Pay attention to the regional sound. Castilian names tend toward the formal and multi-syllable. Basque names use hard consonants and unfamiliar letter combinations (tx, tz). Catalan names are shorter and crisper. Latin American names blend Spanish with indigenous and immigrant influences that vary by country. A Colombian name carries different cultural baggage than an Argentine one, even when both are perfectly Spanish. For naming in related Romance traditions, our Italian name generator covers names from across the peninsula, and our Latin name generator digs into the classical roots that fed into Spanish naming.
Common Questions
How does the double-surname system work?
Every Spanish-speaking person has two surnames: the father's first surname (apellido paterno) followed by the mother's first surname (apellido materno). When María García López and Pedro Hernández Rodríguez have a child, the child's surnames are García Hernández. Since 1999, Spanish law allows parents to choose which surname comes first, though paternal-first remains the norm.
Do women change their surname when they marry?
No. In Spanish-speaking cultures, women keep their birth surnames for life. The old custom of adding "de" plus the husband's surname (María García de Hernández) is increasingly rare in Spain and most of Latin America, though it persists as a social — not legal — convention in some countries.
What's the difference between Spanish names in Spain vs.
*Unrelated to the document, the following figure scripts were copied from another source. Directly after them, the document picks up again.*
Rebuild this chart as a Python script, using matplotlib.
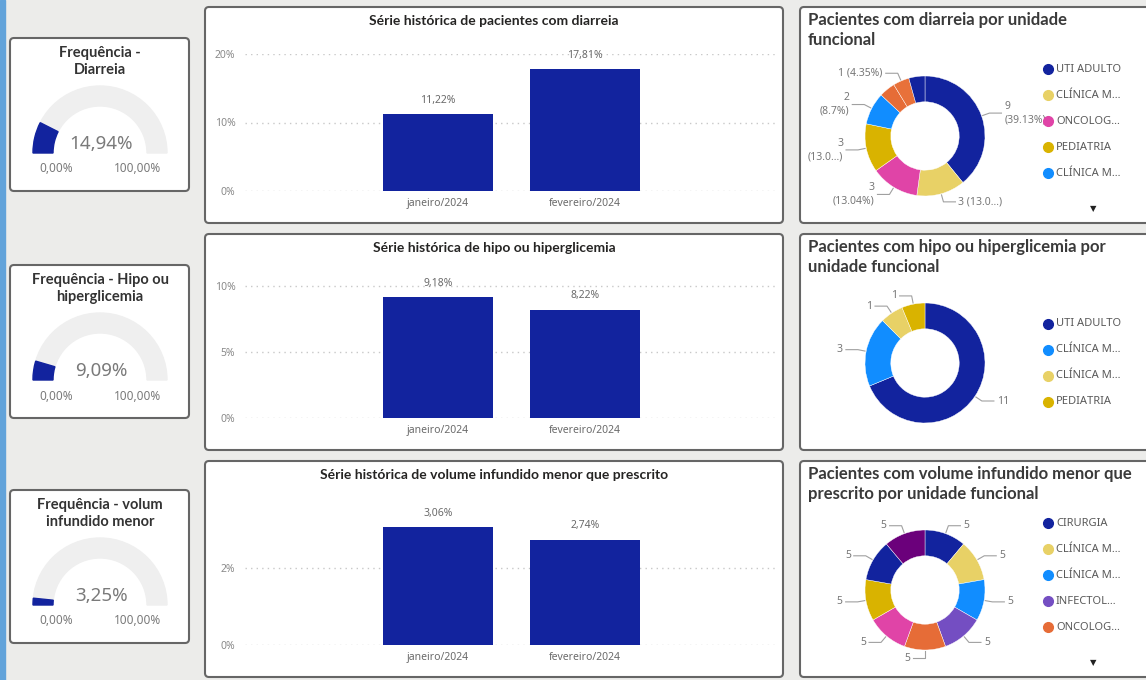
import numpy as np
import matplotlib.pyplot as plt
from matplotlib.patches import FancyBboxPatch, Rectangle, Wedge
from matplotlib.lines import Line2D

plt.rcParams['font.family'] = ['Noto Sans', 'DejaVu Sans']

W, H = 1146, 680

# gauge cards
gauge_titles = ['Frequência -\nDiarreia', 'Frequência - Hipo ou\nhiperglicemia',
                'Frequência - volum\ninfundido menor']
gauge_values = [14.94, 9.09, 3.25]
gauge_min, gauge_max = 0, 100

# bar charts
bar_titles = ['Série histórica de pacientes com diarreia',
              'Série histórica de hipo ou hiperglicemia',
              'Série histórica de volume infundido menor que prescrito']
months = ['janeiro/2024', 'fevereiro/2024']
diarreia = [11.22, 17.81]
glicemia = [9.18, 8.22]
volume = [3.06, 2.74]
bar_ticks = [[0, 10, 20], [0, 5, 10], [0, 2]]
bar_ymax = [20, 10.4, 3.56]

# donut charts
donut_titles = ['Pacientes com diarreia por unidade\nfuncional',
                'Pacientes com hipo ou hiperglicemia por\nunidade funcional',
                'Pacientes com volume infundido menor que\nprescrito por unidade funcional']
diarreia_units = ['UTI ADULTO', 'CLÍNICA M…', 'ONCOLOG…', 'PEDIATRIA', 'CLÍNICA M…',
                  'OUTRA 1', 'OUTRA 2', 'OUTRA 3']
diarreia_counts = [9, 3, 3, 3, 2, 1, 1, 1]
diarreia_labels = ['9\n(39.13%)', '3 (13.0…)', '3\n(13.04%)', '3\n(13.0…)', '2\n(8.7%)',
                   '', '1 (4.35%)', '']
glicemia_units = ['UTI ADULTO', 'CLÍNICA M…', 'CLÍNICA M…', 'PEDIATRIA']
glicemia_counts = [11, 3, 1, 1]
glicemia_labels = ['11', '3', '1', '1']
volume_units = ['CIRURGIA', 'CLÍNICA M…', 'CLÍNICA M…', 'INFECTOL…', 'ONCOLOG…',
                'OUTRA 1', 'OUTRA 2', 'OUTRA 3', 'OUTRA 4']
volume_counts = [5, 5, 5, 5, 5, 5, 5, 5, 5]
volume_labels = ['5', '5', '5', '5', '5', '5', '5', '5', '5']

navy = '#12239E'
yellow = '#E8D166'
pink = '#E044A7'
gold = '#D9B300'
sky = '#118DFF'
orange = '#E66C37'
purple = '#744EC2'
plum = '#6B007B'
diarreia_colors = [navy, yellow, pink, gold, sky, orange, '#E8713A', navy]
glicemia_colors = [navy, sky, yellow, gold]
volume_colors = [navy, yellow, sky, purple, orange, pink, gold, navy, plum]

title_font = ['Lato', 'DejaVu Sans']


def px_box(x0, y0, x1, y1):
    return [x0 / W, 1 - y1 / H, (x1 - x0) / W, (y1 - y0) / H]


def txt(x, y, s, **kw):
    fig.text(x / W, 1 - y / H, s, **kw)


def panel(x0, y0, x1, y1):
    p = FancyBboxPatch((x0 / W, 1 - y1 / H), (x1 - x0) / W, (y1 - y0) / H,
                       boxstyle='round,pad=0,rounding_size=%f' % (4 / W),
                       mutation_aspect=W / H, transform=fig.transFigure,
                       facecolor='white', edgecolor='#666666', lw=1.5, zorder=-1)
    fig.add_artist(p)


fig = plt.figure(figsize=(W / 100, H / 100), dpi=100, facecolor='#ECECEA')
fig.add_artist(Rectangle((0, 0), 5 / W, 1, transform=fig.transFigure,
                         color='#62A3DA', zorder=-2))

# gauges
for top, title, v in zip([38, 265, 490], gauge_titles, gauge_values):
    panel(10, top, 189, top + 153)
    txt(100, top + 8, title, ha='center', va='top', fontsize=10.5, weight='bold',
        color='#333333', linespacing=1.25, family=title_font)
    ax = fig.add_axes(px_box(10, top, 189, top + 153))
    ax.set_xlim(10, 189)
    ax.set_ylim(H - (top + 153), H - top)
    ax.axis('off')
    cx, cy = 100, H - (top + 115)
    ax.add_patch(Wedge((cx, cy), 67, 0, 180, width=20, color='#EFEFEF'))
    ang = 180 - 180 * (v - gauge_min) / (gauge_max - gauge_min)
    ax.add_patch(Wedge((cx, cy), 67, ang, 180, width=20, color=navy))
    txt(101, top + 106, f'{v:.2f}%'.replace('.', ','), ha='center', va='center',
        fontsize=13.5, color='#7A7A7A')
    txt(56, top + 131, f'{gauge_min:.2f}%'.replace('.', ','), ha='center', va='center',
        fontsize=8.5, color='#7A7A7A')
    txt(138, top + 131, f'{gauge_max:.2f}%'.replace('.', ','), ha='center', va='center',
        fontsize=8.5, color='#7A7A7A')

# bar charts
for i, (top, title, vals) in enumerate(zip([7, 234, 461], bar_titles,
                                            [diarreia, glicemia, volume])):
    panel(205, top, 783, top + 216)
    txt(494, top + 14, title, ha='center', va='center', fontsize=10, weight='bold',
        color='#252423', family=title_font)
    ax = fig.add_axes(px_box(245, top + 47, 778, top + 184))
    ax.set_facecolor('none')
    x = np.arange(len(months))
    ax.bar(x, vals, width=0.755, color=navy)
    ax.set_xlim(-1.313, 2.313)
    ax.set_ylim(0, bar_ymax[i])
    ax.set_yticks(bar_ticks[i])
    ax.set_yticklabels([f'{t}%' for t in bar_ticks[i]])
    ax.set_xticks(x)
    ax.set_xticklabels(months)
    ax.tick_params(axis='y', length=0, pad=7, labelsize=7.5, labelcolor='#8A8A8A')
    ax.tick_params(axis='x', length=0, pad=5, labelsize=7.5, labelcolor='#6A6A6A')
    for s in ax.spines.values():
        s.set_visible(False)
    ax.grid(axis='y', color='#C8C8C8', linestyle=(0, (1, 3)), lw=1)
    ax.set_axisbelow(True)
    for xi, v in zip(x, vals):
        ax.annotate(f'{v:.2f}%'.replace('.', ','), (xi, v), xytext=(0, 10),
                    textcoords='offset points', ha='center', va='center',
                    fontsize=7.5, color='#6A6A6A')

# donut charts
donuts = [(diarreia_units, diarreia_counts, diarreia_labels, diarreia_colors),
          (glicemia_units, glicemia_counts, glicemia_labels, glicemia_colors),
          (volume_units, volume_counts, volume_labels, volume_colors)]
for top, title, (units, counts, labels, colors) in zip([7, 234, 461], donut_titles, donuts):
    panel(800, top, 1156, top + 216)
    txt(808, top + 5, title, ha='left', va='top', fontsize=12, weight='bold',
        color='#3A3A3A', linespacing=1.3, family=title_font)
    R = 60
    k = 1.75
    cx, cy = 925, top + 129
    ax = fig.add_axes(px_box(cx - R * k, cy - R * k, cx + R * k, cy + R * k))
    wedges, _ = ax.pie(counts, colors=colors, startangle=90, counterclock=False, radius=1,
                       wedgeprops=dict(width=0.43, edgecolor='white', linewidth=0.3))
    ax.set_xlim(-k, k)
    ax.set_ylim(-k, k)
    ax.set_aspect('equal')
    for w, lab in zip(wedges, labels):
        if not lab:
            continue
        a = np.deg2rad((w.theta1 + w.theta2) / 2)
        ux, uy = np.cos(a), np.sin(a)
        side = 1 if ux >= -1e-9 else -1
        ex, ey = 1.14 * ux, 1.14 * uy
        hx = ex + side * 0.2
        ax.plot([1.02 * ux, ex, hx], [1.02 * uy, ey, ey], color='#A0A0A0', lw=0.8)
        ax.text(hx + side * 0.05, ey, lab, ha='left' if side > 0 else 'right',
                va='center', fontsize=7.5, color='#777777', linespacing=1.3,
                clip_on=False)
    n_show = min(5, len(units))
    scroll = len(units) > 5
    y0 = cy - 67 if scroll else cy - (n_show - 1) * 13
    for j in range(n_show):
        yy = y0 + j * 26
        fig.add_artist(Line2D([1048 / W], [1 - yy / H], marker='o', ms=7, lw=0,
                              color=colors[j], transform=fig.transFigure))
        txt(1056, yy, units[j], ha='left', va='center', fontsize=8, color='#5A5A5A')
    if scroll:
        txt(1093, y0 + 4 * 26 + 36, '▼', ha='center', va='center', fontsize=6,
            color='#222222', family=['DejaVu Sans'])

fig.savefig('out.png', dpi=100, facecolor=fig.get_facecolor())
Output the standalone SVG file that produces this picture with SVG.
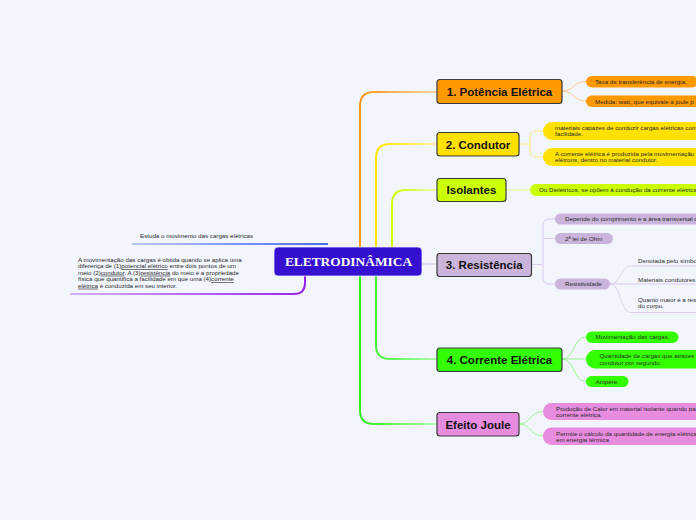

Latin America?
The structure (given name + two surnames) is the same everywhere, but the name pools differ significantly. Spain draws on Castilian, Catalan, Basque, and Galician traditions. Mexico blends Spanish with Nahuatl names. Argentina shows heavy Italian influence. Caribbean nations mix Spanish, African, and indigenous Taíno elements. Modern globalization is evening things out — Sofía and Mateo are popular everywhere — but regional character persists.
Why are so many Spanish women's names religious?
Centuries of Catholic tradition turned titles of the Virgin Mary into given names. Dolores (sorrows), Mercedes (mercies), Consuelo (consolation), Pilar (pillar), and Soledad (solitude) are all Marian devotional titles. Many were originally compound names — María de los Dolores, María de las Mercedes — that got shortened to just the devotional word. The tradition produced dozens of distinctly Spanish women's names that don't exist in other languages.